# Dirt Drop Setup Help



## J_Westy (Jan 7, 2009)

Hi folks,

I know it's not vintage and not even a mountain bike, but was hoping the dirt drop experts would indulge me and eye ball my bars and brakes before I wrap 'em.

2011 Soma Mini Velo
Nitto Dirt Drop 100mm x 26.0
Soma Portola bars
Dura Ace 7700 bar end shifters and derailleurs (including a hard-to-find GS rear)


----------



## mauricer (Apr 15, 2011)

I am only building my first drop bar bike as well, but as far as i know shouldn't the grip zone be parallel to the top tube?


----------



## J_Westy (Jan 7, 2009)

mauricer said:


> I am only building my first drop bar bike as well, but as far as i know shouldn't the grip zone be parallel to the top tube?

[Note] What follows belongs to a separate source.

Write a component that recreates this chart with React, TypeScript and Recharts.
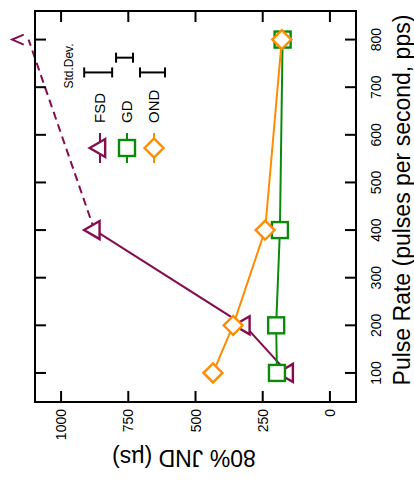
import React from 'react';
import {
  ComposedChart,
  Line,
  XAxis,
  YAxis,
  Scatter,
  ErrorBar,
  ReferenceLine,
  ReferenceDot,
  Customized,
} from 'recharts';

// ---------- data ----------
const pulseRates = [100, 200, 400, 800];
const fsdJnd = [157, 318, 876]; // FSD at 800 pps is off the chart
const gdJnd = [197, 200, 186, 176];
const ondJnd = [435, 360, 241, 179];
const fsdOffChartRate = 800;
const fsdOffChartJnd = 1121;
const fsdArrowJnd = 1182;

const xTicks = [100, 200, 300, 400, 500, 600, 700, 800];
const yTicks = [0, 250, 500, 750, 1000];

const seriesNames = ['FSD', 'GD', 'OND'];
const seriesColors = ['#860C50', '#0A8A0A', '#FF8C00'];
const stdDev = [104, 63, 93];
const stdDevRate = [731, 762, 731];
const stdDevCenter = [862, 764, 660];

const xTitle = 'Pulse Rate (pulses per second, pps)';
const yTitle = '80% JND (\u00b5s)';

// ---------- layout ----------
const W = 483;
const H = 414;
const FONT = '"Liberation Sans", Arial, Helvetica, sans-serif';

const fsdData = fsdJnd.map((y, i) => ({ x: pulseRates[i], y }));
const gdData = gdJnd.map((y, i) => ({ x: pulseRates[i], y }));
const ondData = ondJnd.map((y, i) => ({ x: pulseRates[i], y }));
const sdData = seriesNames.map((n, i) => ({
  name: n,
  x: stdDevRate[i],
  y: stdDevCenter[i],
  sd: stdDev[i] / 2,
}));

type Shape = 'triangle' | 'square' | 'diamond';
const shapes: Shape[] = ['triangle', 'square', 'diamond'];

function marker(shape: Shape, cx: number, cy: number, color: string, key?: any) {
  if (shape === 'triangle') {
    const h = 15.5;
    const hb = 9;
    const d = `M${cx},${cy - (2 * h) / 3} L${cx + hb},${cy + h / 3} L${cx - hb},${cy + h / 3} Z`;
    return <path key={key} d={d} fill="#fff" stroke={color} strokeWidth={2.4} strokeLinejoin="miter" />;
  }
  if (shape === 'square') {
    const s = 8;
    return (
      <rect key={key} x={cx - s} y={cy - s} width={2 * s} height={2 * s} fill="#fff" stroke={color} strokeWidth={2.4} />
    );
  }
  const r = 9.5;
  const d = `M${cx},${cy - r} L${cx + r},${cy} L${cx},${cy + r} L${cx - r},${cy} Z`;
  return <path key={key} d={d} fill="#fff" stroke={color} strokeWidth={2.4} />;
}

const dotFor = (i: number) => (p: any) => {
  if (p.cx == null || p.cy == null) return <g key={p.index} />;
  return marker(shapes[i], p.cx, p.cy, seriesColors[i], p.index);
};

const TICK = 11;

const BottomTick = (p: any) => (
  <g>
    <line x1={p.x} x2={p.x} y1={p.y} y2={p.y - TICK} stroke="#000" strokeWidth={2} />
    <text x={p.x} y={p.y + 20} textAnchor="middle" dominantBaseline="central" fontSize={14} fill="#000" fontFamily={FONT}>
      {p.payload.value}
    </text>
  </g>
);
const TopTick = (p: any) => (
  <line x1={p.x} x2={p.x} y1={p.y} y2={p.y + TICK} stroke="#000" strokeWidth={2} />
);
const LeftTick = (p: any) => (
  <g>
    <line x1={p.x} x2={p.x + TICK} y1={p.y} y2={p.y} stroke="#000" strokeWidth={2} />
    <text x={p.x - 7} y={p.y} textAnchor="end" dominantBaseline="central" fontSize={14} fill="#000" fontFamily={FONT}>
      {p.payload.value}
    </text>
  </g>
);
const RightTick = (p: any) => (
  <line x1={p.x} x2={p.x - TICK} y1={p.y} y2={p.y} stroke="#000" strokeWidth={2} />
);

const legendRows = [100, 127, 154];

const Decorations = () => (
  <g fontFamily={FONT}>
    {/* axis titles */}
    <text x={283} y={402} textAnchor="middle" dominantBaseline="central" fontSize={23} fill="#000">
      {xTitle}
    </text>
    <text
      x={25}
      y={184}
      transform="rotate(-90 25 184)"
      textAnchor="middle"
      dominantBaseline="central"
      fontSize={23}
      fill="#000"
    >
      {yTitle}
    </text>
    {/* legend */}
    <text x={417} y={69} textAnchor="middle" dominantBaseline="central" fontSize={12} fill="#000">
      Std.Dev.
    </text>
    {seriesNames.map((n, i) => (
      <g key={n}>
        <line x1={320} x2={350} y1={legendRows[i]} y2={legendRows[i]} stroke={seriesColors[i]} strokeWidth={2} />
        {marker(shapes[i], 335, legendRows[i], seriesColors[i])}
        <text x={360} y={legendRows[i] - 1} dominantBaseline="central" fontSize={15} fill="#000">
          {n}
        </text>
      </g>
    ))}
  </g>
);

const arrowShape = (p: any) => (
  <path
    d={`M${p.cx - 5},${p.cy + 11.6} L${p.cx},${p.cy} L${p.cx + 5},${p.cy + 11.6}`}
    fill="none"
    stroke={seriesColors[0]}
    strokeWidth={2}
  />
);

const axisLine = { stroke: '#000', strokeWidth: 2, strokeLinecap: 'square' as const };

export default function App() {
  return (
    <div
      style={{
        position: 'absolute',
        left: 0,
        top: 0,
        width: 414,
        height: 483,
        overflow: 'hidden',
        background: '#fff',
      }}
    >
      <div
        style={{
          position: 'absolute',
          left: 0,
          top: 0,
          width: W,
          height: H,
          transformOrigin: '0 0',
          transform: `translateY(${W}px) rotate(-90deg)`,
        }}
      >
        <ComposedChart width={W} height={H} margin={{ top: 0, right: 0, bottom: 0, left: 0 }}>
          <XAxis
            xAxisId="b"
            type="number"
            dataKey="x"
            orientation="bottom"
            domain={[39, 860]}
            allowDataOverflow
            ticks={xTicks}
            interval={0}
            height={58}
            tickSize={0}
            tickMargin={0}
            tickLine={false}
            axisLine={axisLine}
            tick={<BottomTick />}
          />
          <XAxis
            xAxisId="t"
            type="number"
            dataKey="x"
            orientation="top"
            domain={[39, 860]}
            allowDataOverflow
            ticks={xTicks}
            interval={0}
            height={35}
            tickSize={0}
            tickMargin={0}
            tickLine={false}
            axisLine={axisLine}
            tick={<TopTick />}
          />
          <YAxis
            yAxisId="l"
            type="number"
            dataKey="y"
            orientation="left"
            domain={[-97, 1097]}
            allowDataOverflow
            ticks={yTicks}
            interval={0}
            width={81}
            tickSize={0}
            tickMargin={0}
            tickLine={false}
            axisLine={axisLine}
            tick={<LeftTick />}
          />
          <YAxis
            yAxisId="r"
            type="number"
            dataKey="y"
            orientation="right"
            domain={[-97, 1097]}
            allowDataOverflow
            ticks={yTicks}
            interval={0}
            width={11}
            tickSize={0}
            tickMargin={0}
            tickLine={false}
            axisLine={axisLine}
            tick={<RightTick />}
          />
          <ReferenceLine
            xAxisId="b"
            yAxisId="l"
            segment={[
              { x: pulseRates[2], y: fsdJnd[2] },
              { x: fsdOffChartRate, y: fsdOffChartJnd },
            ]}
            stroke={seriesColors[0]}
            strokeWidth={2}
            strokeDasharray="8 5"
            ifOverflow="visible"
          />
          <ReferenceDot
            xAxisId="b"
            yAxisId="l"
            x={fsdOffChartRate}
            y={fsdArrowJnd}
            ifOverflow="visible"
            shape={arrowShape}
          />
          <Line
            xAxisId="b"
            yAxisId="l"
            data={fsdData}
            dataKey="y"
            type="linear"
            stroke={seriesColors[0]}
            strokeWidth={2}
            dot={dotFor(0)}
            activeDot={false}
            isAnimationActive={false}
          />
          <Line
            xAxisId="b"
            yAxisId="l"
            data={gdData}
            dataKey="y"
            type="linear"
            stroke={seriesColors[1]}
            strokeWidth={2}
            dot={dotFor(1)}
            activeDot={false}
            isAnimationActive={false}
          />
          <Line
            xAxisId="b"
            yAxisId="l"
            data={ondData}
            dataKey="y"
            type="linear"
            stroke={seriesColors[2]}
            strokeWidth={2}
            dot={dotFor(2)}
            activeDot={false}
            isAnimationActive={false}
          />
          <Scatter
            xAxisId="b"
            yAxisId="l"
            data={sdData}
            dataKey="y"
            shape={() => <g />}
            isAnimationActive={false}
          >
            <ErrorBar dataKey="sd" direction="y" width={5} stroke="#000" strokeWidth={2} isAnimationActive={false} />
          </Scatter>
          <Customized component={Decorations} />
        </ComposedChart>
      </div>
    </div>
  );
}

I don't think so, but that's why I'm asking.

Take a read here: 63xc.com--Reviews | Midge Bar


----------



## DoubleCentury (Nov 12, 2005)

Not parallel, but the setup shown above has a lot of angle to it. You can play around with this after the bars are wrapped and the bike is ready to ride. With more angle, you are relying on the friction of the tape and your gloves to stay connected. If that gets wet, you're probably going to feel like you're slipping off the end of the bars.


----------



## J_Westy (Jan 7, 2009)

DoubleCentury said:


> With more angle, you are relying on the friction of the tape and your gloves to stay connected. If that gets wet, you're probably going to feel like you're slipping off the end of the bars.


Pro tip right there mister. Thanks!


----------



## tductape (Mar 31, 2008)

Looking at it with vintage MTB eyes, and visualizing 85% of my time in the drops, I would think the levers are a little high on the bars. Looks like fun Jeff.


----------



## DoubleCentury (Nov 12, 2005)

tductape said:


> Looking at it with vintage MTB eyes, and visualizing 85% of my time in the drops, I would think the levers are a little high on the bars. Looks like fun Jeff.


Yup. The trend now is brake levers mounted up high, but if you look on some of Charlie's dropbar bikes, the levers are way, way down low with shortened reach.


----------



## banks (Feb 2, 2004)

http://forums.mtbr.com/vintage-retr...olidated-official-drop-bar-thread-659324.html


----------



## victorthewombat (Jan 12, 2004)

The brake levers absolutely need to be lower, otherwise good coordination between the bar end shifter and the brake lever will not be achieved.


----------